In a recent editorial, the Financial Times suggests it might be. The Bank of England has offered to lend money directly to the UK government, Reuters reports, noting the practice is often derided as “printing money,” though the Bank insists it’s a short-term measure and that the loan will be repaid by year’s end. In the US, the Federal Reserve announced it will buy $2.3 trillion in bonds, injecting cash into the economy in exchange for them. (After the 2008 crash, three rounds of such asset purchases, known as “quantitative easing,” ran through 2014 and amounted to $4.48 trillion.) As The New York Times’ Neil Irwin put it, the Fed has signaled that “[t]here is a rapidly developing shortage of dollars across the economy. And the Fed will do anything it needs to, on any scale imaginable, to end this shortage.”

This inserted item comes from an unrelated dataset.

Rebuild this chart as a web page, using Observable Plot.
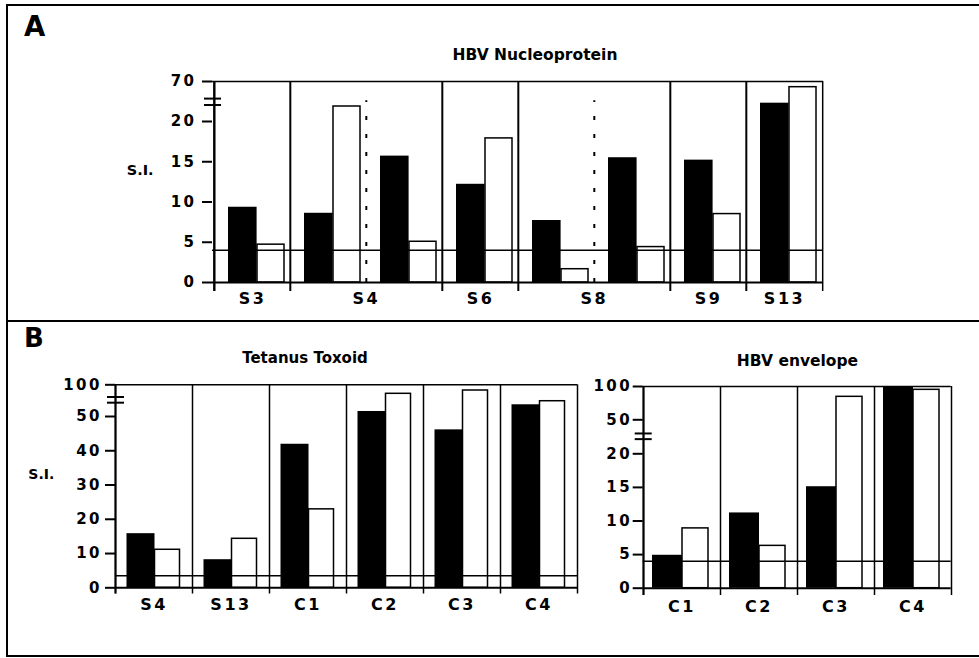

That may raise the specter of hyperinflation, as happened in 1920s Germany or Zimbabwe under Robert Mugabe: When there’s more money in the economy, a single dollar (or pound or euro) is worth less. But the FT argues there’s precedent for it in a crisis, and that today, the possibility of direct central-bank loans—along with cash payments to the public—"should remain an option,” though they’ll require close coordination with responsible politicians and the strict maintenance of central-bank independence. And in recent years, some have argued the practice isn’t so radical: As John Cassidy wrote for The New Yorker in 2015, Adair Turner, House of Lords member and a former head of the UK’s Financial Services authority, made a compelling argument that money supply and inflation have been decoupled in today’s economy, and it may be better to stop dressing up monetary injections as bond purchases and just print the cash.
New Zealand Goes ‘Sharp and Short’
New Zealand appears to be among few bright spots in the global response to Covid-19, as The Washington Post’s Anna Fifield tells it, writing that daily confirmed cases had dipped to 54 in the country as of Tuesday, there’s little sign of community spread, and Prime Minister Jacinda Ardern’s decisive reaction seems to be paying off.
The heavily tourism-dependent country “did the unthinkable” and shut its borders on March 19, Fifield writes. “Two days later, Ardern delivered a televised address from her office—the first time since 1982 that an Oval Office-style speech had been given—announcing a coronavirus response alert plan involving four stages, with a full lockdown being Level 4. A group of influential leaders got on the phone with her the following day to urge moving to Level 4.” And with that, the country entered what Ardern has insisted on: a four-week lockdown, complete with calm and encouraging text communications from the government. As one business leader told Fifield, the goal was to “keep it sharp and short”; if it works, the strategy could result in less prolonged economic pain.